EXERCISE DIRECTIONS ▸
Find the word "document" in the data. Return every line where it appears.

[begin SUPPLIED DATA]

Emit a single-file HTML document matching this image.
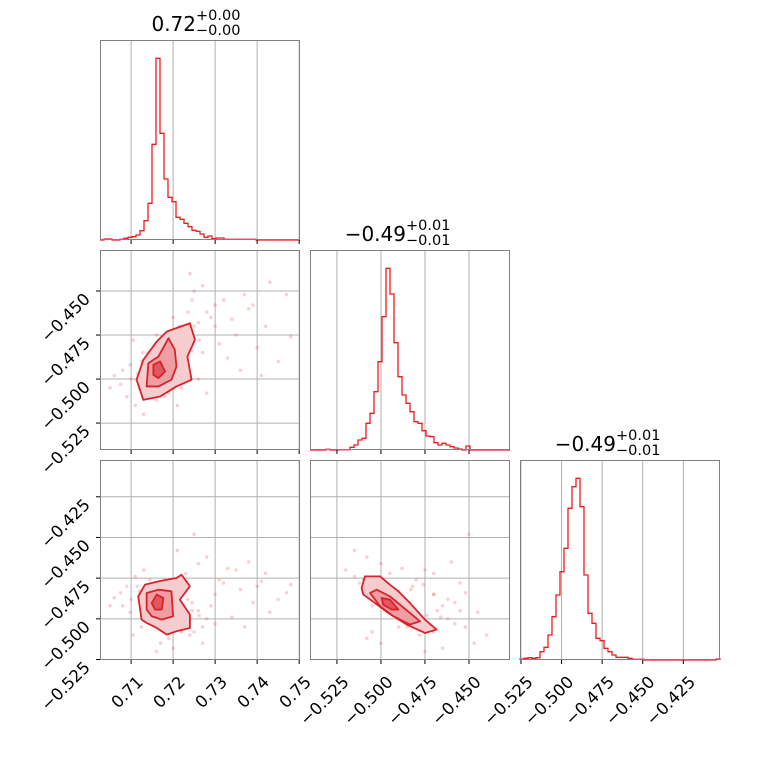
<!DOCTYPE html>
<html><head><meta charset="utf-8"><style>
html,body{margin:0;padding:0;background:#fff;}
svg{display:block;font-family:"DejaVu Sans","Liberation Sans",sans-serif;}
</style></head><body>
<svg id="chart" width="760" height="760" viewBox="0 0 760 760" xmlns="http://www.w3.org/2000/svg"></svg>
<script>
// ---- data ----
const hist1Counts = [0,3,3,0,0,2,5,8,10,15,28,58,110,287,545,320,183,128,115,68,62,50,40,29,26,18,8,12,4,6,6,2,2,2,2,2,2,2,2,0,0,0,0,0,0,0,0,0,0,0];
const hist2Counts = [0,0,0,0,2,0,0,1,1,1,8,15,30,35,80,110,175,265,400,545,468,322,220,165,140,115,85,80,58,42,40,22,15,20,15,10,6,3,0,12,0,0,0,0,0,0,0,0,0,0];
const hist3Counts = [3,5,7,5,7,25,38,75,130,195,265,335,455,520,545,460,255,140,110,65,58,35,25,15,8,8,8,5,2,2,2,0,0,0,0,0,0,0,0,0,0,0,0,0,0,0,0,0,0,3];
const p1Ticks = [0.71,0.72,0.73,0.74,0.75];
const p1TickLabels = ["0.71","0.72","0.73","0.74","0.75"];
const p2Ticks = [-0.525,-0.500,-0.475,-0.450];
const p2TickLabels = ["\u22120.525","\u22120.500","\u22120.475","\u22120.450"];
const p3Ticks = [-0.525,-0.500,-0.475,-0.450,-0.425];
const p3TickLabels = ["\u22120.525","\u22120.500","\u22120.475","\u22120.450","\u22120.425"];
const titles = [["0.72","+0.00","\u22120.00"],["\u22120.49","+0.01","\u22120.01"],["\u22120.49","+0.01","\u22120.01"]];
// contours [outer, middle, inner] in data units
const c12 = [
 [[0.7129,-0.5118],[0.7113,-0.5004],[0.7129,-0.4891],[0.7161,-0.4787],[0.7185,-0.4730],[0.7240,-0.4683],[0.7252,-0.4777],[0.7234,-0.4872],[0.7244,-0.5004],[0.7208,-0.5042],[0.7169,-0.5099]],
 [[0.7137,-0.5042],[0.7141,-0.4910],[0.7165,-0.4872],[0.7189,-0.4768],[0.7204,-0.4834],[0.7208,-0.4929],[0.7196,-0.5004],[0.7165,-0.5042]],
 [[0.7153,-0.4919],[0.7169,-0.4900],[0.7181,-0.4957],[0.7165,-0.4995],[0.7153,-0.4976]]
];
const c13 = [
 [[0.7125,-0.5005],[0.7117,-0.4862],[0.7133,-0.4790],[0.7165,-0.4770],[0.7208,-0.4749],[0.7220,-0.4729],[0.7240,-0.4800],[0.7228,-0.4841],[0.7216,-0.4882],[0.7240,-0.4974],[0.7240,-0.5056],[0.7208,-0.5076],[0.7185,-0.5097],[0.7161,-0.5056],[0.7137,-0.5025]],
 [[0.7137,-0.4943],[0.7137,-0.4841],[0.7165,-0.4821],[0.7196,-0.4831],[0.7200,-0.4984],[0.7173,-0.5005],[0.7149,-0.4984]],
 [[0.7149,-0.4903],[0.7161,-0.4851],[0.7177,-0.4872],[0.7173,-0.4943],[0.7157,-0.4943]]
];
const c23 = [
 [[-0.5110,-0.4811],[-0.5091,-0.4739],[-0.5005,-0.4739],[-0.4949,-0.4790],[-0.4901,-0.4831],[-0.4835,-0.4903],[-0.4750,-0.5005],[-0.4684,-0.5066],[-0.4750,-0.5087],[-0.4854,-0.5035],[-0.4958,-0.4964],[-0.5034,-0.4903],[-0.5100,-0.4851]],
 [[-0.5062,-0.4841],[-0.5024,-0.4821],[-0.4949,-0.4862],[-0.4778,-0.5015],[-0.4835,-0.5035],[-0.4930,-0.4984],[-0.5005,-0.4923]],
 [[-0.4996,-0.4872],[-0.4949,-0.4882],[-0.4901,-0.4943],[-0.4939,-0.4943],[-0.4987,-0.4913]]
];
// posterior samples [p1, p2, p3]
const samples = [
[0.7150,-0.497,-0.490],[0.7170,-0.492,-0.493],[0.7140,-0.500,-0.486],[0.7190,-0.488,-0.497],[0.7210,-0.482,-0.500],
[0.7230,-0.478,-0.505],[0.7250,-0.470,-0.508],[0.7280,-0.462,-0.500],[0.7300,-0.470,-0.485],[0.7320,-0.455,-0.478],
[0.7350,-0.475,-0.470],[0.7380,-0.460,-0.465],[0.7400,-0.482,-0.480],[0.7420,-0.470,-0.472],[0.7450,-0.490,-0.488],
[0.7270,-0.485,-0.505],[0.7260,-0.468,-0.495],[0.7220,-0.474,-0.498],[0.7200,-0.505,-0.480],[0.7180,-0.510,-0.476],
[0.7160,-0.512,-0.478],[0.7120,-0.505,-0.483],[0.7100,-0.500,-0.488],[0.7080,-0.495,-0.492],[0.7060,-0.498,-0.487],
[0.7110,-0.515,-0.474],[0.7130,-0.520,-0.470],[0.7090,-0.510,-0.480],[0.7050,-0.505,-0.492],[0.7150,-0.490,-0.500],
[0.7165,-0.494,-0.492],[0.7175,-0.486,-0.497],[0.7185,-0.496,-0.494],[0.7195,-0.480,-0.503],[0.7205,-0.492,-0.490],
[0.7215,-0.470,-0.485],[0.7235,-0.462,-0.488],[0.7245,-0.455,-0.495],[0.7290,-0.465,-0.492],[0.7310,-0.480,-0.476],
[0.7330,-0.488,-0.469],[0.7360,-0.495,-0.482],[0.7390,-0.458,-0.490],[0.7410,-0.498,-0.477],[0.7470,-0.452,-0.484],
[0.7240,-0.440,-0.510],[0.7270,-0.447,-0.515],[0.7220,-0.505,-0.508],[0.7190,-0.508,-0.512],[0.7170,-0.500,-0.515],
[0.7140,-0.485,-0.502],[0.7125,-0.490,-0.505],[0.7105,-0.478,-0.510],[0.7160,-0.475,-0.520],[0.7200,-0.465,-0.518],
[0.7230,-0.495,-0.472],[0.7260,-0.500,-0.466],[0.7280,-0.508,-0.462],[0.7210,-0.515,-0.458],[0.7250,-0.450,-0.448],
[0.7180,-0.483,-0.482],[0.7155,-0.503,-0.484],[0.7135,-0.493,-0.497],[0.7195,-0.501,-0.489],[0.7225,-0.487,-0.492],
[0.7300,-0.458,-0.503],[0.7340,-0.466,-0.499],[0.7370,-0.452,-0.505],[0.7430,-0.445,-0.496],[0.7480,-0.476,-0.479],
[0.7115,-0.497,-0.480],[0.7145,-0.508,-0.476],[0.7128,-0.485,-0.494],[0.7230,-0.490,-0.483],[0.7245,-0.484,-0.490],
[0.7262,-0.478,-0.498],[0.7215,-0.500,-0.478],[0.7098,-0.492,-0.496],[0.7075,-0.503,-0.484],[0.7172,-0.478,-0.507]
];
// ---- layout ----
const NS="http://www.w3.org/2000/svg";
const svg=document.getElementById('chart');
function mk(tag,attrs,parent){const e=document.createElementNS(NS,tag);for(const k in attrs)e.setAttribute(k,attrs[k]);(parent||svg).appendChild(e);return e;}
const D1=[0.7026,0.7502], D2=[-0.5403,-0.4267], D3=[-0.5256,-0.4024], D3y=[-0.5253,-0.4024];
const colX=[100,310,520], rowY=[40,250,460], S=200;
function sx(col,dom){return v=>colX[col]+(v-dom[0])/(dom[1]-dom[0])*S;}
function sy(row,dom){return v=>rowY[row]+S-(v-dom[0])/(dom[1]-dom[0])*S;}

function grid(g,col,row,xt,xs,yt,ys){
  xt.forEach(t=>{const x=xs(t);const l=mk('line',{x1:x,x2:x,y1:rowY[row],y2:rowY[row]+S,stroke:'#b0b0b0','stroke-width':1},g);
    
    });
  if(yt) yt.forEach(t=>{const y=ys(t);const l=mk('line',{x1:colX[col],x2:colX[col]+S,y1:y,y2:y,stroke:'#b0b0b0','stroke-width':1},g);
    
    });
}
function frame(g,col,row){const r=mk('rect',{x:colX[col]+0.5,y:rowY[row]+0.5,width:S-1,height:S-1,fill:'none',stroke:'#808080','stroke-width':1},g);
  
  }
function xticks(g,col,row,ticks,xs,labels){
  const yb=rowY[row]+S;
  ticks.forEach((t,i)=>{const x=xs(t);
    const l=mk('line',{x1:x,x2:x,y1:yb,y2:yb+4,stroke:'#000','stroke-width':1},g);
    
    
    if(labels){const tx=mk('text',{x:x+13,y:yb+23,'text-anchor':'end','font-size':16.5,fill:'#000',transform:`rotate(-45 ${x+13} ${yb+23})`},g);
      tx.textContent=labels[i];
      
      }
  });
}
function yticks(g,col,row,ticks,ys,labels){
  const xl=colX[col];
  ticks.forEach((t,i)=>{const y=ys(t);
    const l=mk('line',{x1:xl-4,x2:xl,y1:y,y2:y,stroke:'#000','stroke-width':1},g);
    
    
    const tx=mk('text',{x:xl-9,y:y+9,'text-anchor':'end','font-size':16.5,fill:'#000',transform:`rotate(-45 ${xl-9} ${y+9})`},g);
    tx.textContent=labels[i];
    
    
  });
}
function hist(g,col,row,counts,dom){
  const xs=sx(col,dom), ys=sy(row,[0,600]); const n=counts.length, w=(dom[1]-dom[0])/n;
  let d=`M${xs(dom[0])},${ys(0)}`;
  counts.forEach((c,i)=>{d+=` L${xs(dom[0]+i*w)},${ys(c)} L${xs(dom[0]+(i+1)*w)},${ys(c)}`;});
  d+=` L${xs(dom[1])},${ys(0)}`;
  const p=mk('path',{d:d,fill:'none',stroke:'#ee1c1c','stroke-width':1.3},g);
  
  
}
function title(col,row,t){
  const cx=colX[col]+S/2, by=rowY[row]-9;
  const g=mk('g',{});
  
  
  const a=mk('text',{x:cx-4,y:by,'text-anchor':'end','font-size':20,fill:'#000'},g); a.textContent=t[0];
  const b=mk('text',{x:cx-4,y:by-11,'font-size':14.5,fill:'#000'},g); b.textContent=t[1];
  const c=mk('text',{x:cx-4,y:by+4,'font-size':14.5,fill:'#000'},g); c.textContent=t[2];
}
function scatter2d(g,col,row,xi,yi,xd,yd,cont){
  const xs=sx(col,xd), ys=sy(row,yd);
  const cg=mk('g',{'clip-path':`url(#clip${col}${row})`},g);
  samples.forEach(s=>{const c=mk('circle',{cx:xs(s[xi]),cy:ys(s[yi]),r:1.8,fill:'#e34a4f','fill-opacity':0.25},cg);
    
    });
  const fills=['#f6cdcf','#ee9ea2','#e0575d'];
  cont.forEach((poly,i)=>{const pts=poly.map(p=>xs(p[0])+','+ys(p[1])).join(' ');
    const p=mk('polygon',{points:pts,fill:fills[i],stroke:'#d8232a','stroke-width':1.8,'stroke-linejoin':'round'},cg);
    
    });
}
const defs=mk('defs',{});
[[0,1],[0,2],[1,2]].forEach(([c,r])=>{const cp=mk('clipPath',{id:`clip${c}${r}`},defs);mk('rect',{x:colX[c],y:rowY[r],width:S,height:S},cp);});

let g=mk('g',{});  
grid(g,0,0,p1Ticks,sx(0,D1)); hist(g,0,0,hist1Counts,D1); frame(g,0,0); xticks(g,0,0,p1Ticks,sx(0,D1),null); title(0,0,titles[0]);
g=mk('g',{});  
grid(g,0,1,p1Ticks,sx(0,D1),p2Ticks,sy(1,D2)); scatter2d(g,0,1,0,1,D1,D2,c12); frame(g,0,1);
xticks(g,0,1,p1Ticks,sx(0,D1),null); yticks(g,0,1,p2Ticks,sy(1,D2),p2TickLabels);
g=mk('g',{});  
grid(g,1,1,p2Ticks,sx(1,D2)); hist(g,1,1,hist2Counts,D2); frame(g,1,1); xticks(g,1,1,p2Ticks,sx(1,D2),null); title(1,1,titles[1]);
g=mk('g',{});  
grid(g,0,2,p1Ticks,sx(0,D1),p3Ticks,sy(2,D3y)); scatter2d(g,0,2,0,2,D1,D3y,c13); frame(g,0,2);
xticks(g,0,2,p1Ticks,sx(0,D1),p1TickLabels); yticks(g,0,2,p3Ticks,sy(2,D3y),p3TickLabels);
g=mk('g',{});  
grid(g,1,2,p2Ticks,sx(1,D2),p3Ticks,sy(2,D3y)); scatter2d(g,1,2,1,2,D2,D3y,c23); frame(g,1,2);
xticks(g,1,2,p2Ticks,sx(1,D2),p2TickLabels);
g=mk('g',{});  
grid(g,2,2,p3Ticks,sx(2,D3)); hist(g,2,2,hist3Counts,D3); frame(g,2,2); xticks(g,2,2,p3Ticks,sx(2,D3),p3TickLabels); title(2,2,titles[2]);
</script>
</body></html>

[end SUPPLIED DATA]

RESULT BELOW ▸
Emit a single-file HTML document matching this image.
const svg=document.getElementById('chart');
function mk(tag,attrs,parent){const e=document.createElementNS(NS,tag);for(const k in attrs)e.setAttribute(k,attrs[k]);(parent||svg).appendChild(e);return e;}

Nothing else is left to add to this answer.